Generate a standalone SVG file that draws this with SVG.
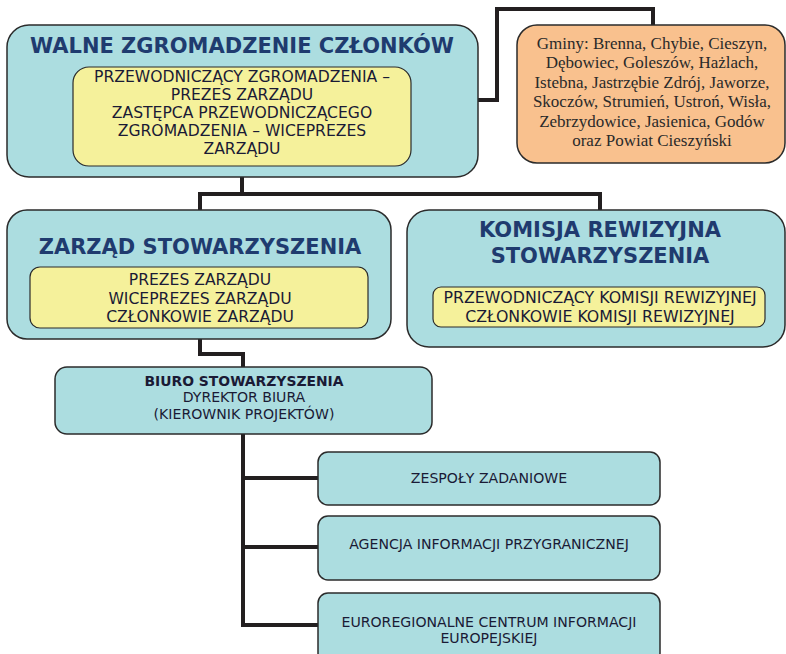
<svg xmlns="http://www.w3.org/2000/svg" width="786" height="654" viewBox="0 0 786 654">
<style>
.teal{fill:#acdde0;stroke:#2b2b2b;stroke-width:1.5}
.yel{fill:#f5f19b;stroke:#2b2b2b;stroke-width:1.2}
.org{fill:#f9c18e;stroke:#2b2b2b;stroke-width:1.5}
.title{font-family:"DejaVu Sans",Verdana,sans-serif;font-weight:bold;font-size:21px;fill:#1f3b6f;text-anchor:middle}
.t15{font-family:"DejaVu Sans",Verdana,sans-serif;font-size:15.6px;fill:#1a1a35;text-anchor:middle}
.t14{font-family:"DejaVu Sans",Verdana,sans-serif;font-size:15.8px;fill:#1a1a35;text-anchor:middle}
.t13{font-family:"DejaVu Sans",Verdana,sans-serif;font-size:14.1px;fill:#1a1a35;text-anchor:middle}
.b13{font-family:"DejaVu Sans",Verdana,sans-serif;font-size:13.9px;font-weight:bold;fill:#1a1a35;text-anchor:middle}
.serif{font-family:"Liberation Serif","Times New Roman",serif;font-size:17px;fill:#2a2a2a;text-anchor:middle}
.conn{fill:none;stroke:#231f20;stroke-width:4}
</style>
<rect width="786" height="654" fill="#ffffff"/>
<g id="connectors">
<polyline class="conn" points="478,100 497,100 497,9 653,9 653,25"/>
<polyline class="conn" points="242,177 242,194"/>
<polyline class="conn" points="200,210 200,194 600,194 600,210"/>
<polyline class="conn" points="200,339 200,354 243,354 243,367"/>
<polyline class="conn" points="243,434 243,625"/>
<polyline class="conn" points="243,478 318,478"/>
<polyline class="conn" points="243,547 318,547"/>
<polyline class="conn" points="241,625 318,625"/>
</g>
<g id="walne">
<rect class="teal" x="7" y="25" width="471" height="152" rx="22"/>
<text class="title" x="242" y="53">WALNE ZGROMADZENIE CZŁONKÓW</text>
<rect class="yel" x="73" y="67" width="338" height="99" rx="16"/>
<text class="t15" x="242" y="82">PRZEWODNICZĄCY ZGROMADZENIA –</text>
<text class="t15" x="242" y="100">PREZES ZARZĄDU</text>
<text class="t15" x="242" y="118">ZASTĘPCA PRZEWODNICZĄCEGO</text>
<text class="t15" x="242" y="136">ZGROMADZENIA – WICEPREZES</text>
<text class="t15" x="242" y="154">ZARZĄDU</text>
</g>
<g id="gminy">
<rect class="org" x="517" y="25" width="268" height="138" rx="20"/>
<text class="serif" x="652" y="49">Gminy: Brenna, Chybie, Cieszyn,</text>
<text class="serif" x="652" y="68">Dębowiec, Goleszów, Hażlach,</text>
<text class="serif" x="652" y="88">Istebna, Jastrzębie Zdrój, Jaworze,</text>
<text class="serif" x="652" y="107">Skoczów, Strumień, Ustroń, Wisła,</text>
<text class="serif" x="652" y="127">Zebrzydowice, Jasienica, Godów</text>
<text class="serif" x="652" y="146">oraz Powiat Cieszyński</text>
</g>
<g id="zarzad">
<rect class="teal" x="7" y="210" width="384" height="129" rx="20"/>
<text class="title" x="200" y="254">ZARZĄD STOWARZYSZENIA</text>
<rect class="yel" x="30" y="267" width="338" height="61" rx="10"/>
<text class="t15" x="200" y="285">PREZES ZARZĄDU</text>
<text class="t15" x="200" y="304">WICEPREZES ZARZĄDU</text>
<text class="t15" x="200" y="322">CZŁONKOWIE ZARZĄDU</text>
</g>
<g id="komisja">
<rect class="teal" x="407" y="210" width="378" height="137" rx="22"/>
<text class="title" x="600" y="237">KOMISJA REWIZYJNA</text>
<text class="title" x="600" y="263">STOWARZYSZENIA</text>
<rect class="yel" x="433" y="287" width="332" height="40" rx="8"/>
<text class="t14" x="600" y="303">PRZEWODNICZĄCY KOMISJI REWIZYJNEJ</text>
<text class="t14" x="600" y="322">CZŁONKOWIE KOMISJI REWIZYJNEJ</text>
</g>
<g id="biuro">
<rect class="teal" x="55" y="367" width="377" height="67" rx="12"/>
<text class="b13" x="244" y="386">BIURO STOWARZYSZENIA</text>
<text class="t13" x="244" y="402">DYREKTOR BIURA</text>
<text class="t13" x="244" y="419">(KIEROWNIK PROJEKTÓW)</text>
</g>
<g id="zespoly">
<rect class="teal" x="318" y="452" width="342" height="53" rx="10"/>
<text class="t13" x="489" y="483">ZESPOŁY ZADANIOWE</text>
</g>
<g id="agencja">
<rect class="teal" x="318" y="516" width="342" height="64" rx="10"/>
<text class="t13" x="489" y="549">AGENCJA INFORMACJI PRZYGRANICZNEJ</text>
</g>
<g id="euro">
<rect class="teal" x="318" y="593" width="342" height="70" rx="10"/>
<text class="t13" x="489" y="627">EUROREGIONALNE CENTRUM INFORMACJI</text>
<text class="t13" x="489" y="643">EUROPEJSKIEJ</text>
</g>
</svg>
:::::
• Your goal: Your copy of the data should match it exactly, except that pictures are left out.

• Task result:
Generate a standalone SVG file that draws this with SVG.
<svg xmlns="http://www.w3.org/2000/svg" width="786" height="654" viewBox="0 0 786 654">
<style>
.teal{fill:#acdde0;stroke:#2b2b2b;stroke-width:1.5}
.yel{fill:#f5f19b;stroke:#2b2b2b;stroke-width:1.2}
.org{fill:#f9c18e;stroke:#2b2b2b;stroke-width:1.5}
.title{font-family:"DejaVu Sans",Verdana,sans-serif;font-weight:bold;font-size:21px;fill:#1f3b6f;text-anchor:middle}
.t15{font-family:"DejaVu Sans",Verdana,sans-serif;font-size:15.6px;fill:#1a1a35;text-anchor:middle}
.t14{font-family:"DejaVu Sans",Verdana,sans-serif;font-size:15.8px;fill:#1a1a35;text-anchor:middle}
.t13{font-family:"DejaVu Sans",Verdana,sans-serif;font-size:14.1px;fill:#1a1a35;text-anchor:middle}
.b13{font-family:"DejaVu Sans",Verdana,sans-serif;font-size:13.9px;font-weight:bold;fill:#1a1a35;text-anchor:middle}
.serif{font-family:"Liberation Serif","Times New Roman",serif;font-size:17px;fill:#2a2a2a;text-anchor:middle}
.conn{fill:none;stroke:#231f20;stroke-width:4}
</style>
<rect width="786" height="654" fill="#ffffff"/>
<g id="connectors">
<polyline class="conn" points="478,100 497,100 497,9 653,9 653,25"/>
<polyline class="conn" points="242,177 242,194"/>
<polyline class="conn" points="200,210 200,194 600,194 600,210"/>
<polyline class="conn" points="200,339 200,354 243,354 243,367"/>
<polyline class="conn" points="243,434 243,625"/>
<polyline class="conn" points="243,478 318,478"/>
<polyline class="conn" points="243,547 318,547"/>
<polyline class="conn" points="241,625 318,625"/>
</g>
<g id="walne">
<rect class="teal" x="7" y="25" width="471" height="152" rx="22"/>
<text class="title" x="242" y="53">WALNE ZGROMADZENIE CZŁONKÓW</text>
<rect class="yel" x="73" y="67" width="338" height="99" rx="16"/>
<text class="t15" x="242" y="82">PRZEWODNICZĄCY ZGROMADZENIA –</text>
<text class="t15" x="242" y="100">PREZES ZARZĄDU</text>
<text class="t15" x="242" y="118">ZASTĘPCA PRZEWODNICZĄCEGO</text>
<text class="t15" x="242" y="136">ZGROMADZENIA – WICEPREZES</text>
<text class="t15" x="242" y="154">ZARZĄDU</text>
</g>
<g id="gminy">
<rect class="org" x="517" y="25" width="268" height="138" rx="20"/>
<text class="serif" x="652" y="49">Gminy: Brenna, Chybie, Cieszyn,</text>
<text class="serif" x="652" y="68">Dębowiec, Goleszów, Hażlach,</text>
<text class="serif" x="652" y="88">Istebna, Jastrzębie Zdrój, Jaworze,</text>
<text class="serif" x="652" y="107">Skoczów, Strumień, Ustroń, Wisła,</text>
<text class="serif" x="652" y="127">Zebrzydowice, Jasienica, Godów</text>
<text class="serif" x="652" y="146">oraz Powiat Cieszyński</text>
</g>
<g id="zarzad">
<rect class="teal" x="7" y="210" width="384" height="129" rx="20"/>
<text class="title" x="200" y="254">ZARZĄD STOWARZYSZENIA</text>
<rect class="yel" x="30" y="267" width="338" height="61" rx="10"/>
<text class="t15" x="200" y="285">PREZES ZARZĄDU</text>
<text class="t15" x="200" y="304">WICEPREZES ZARZĄDU</text>
<text class="t15" x="200" y="322">CZŁONKOWIE ZARZĄDU</text>
</g>
<g id="komisja">
<rect class="teal" x="407" y="210" width="378" height="137" rx="22"/>
<text class="title" x="600" y="237">KOMISJA REWIZYJNA</text>
<text class="title" x="600" y="263">STOWARZYSZENIA</text>
<rect class="yel" x="433" y="287" width="332" height="40" rx="8"/>
<text class="t14" x="600" y="303">PRZEWODNICZĄCY KOMISJI REWIZYJNEJ</text>
<text class="t14" x="600" y="322">CZŁONKOWIE KOMISJI REWIZYJNEJ</text>
</g>
<g id="biuro">
<rect class="teal" x="55" y="367" width="377" height="67" rx="12"/>
<text class="b13" x="244" y="386">BIURO STOWARZYSZENIA</text>
<text class="t13" x="244" y="402">DYREKTOR BIURA</text>
<text class="t13" x="244" y="419">(KIEROWNIK PROJEKTÓW)</text>
</g>
<g id="zespoly">
<rect class="teal" x="318" y="452" width="342" height="53" rx="10"/>
<text class="t13" x="489" y="483">ZESPOŁY ZADANIOWE</text>
</g>
<g id="agencja">
<rect class="teal" x="318" y="516" width="342" height="64" rx="10"/>
<text class="t13" x="489" y="549">AGENCJA INFORMACJI PRZYGRANICZNEJ</text>
</g>
<g id="euro">
<rect class="teal" x="318" y="593" width="342" height="70" rx="10"/>
<text class="t13" x="489" y="627">EUROREGIONALNE CENTRUM INFORMACJI</text>
<text class="t13" x="489" y="643">EUROPEJSKIEJ</text>
</g>
</svg>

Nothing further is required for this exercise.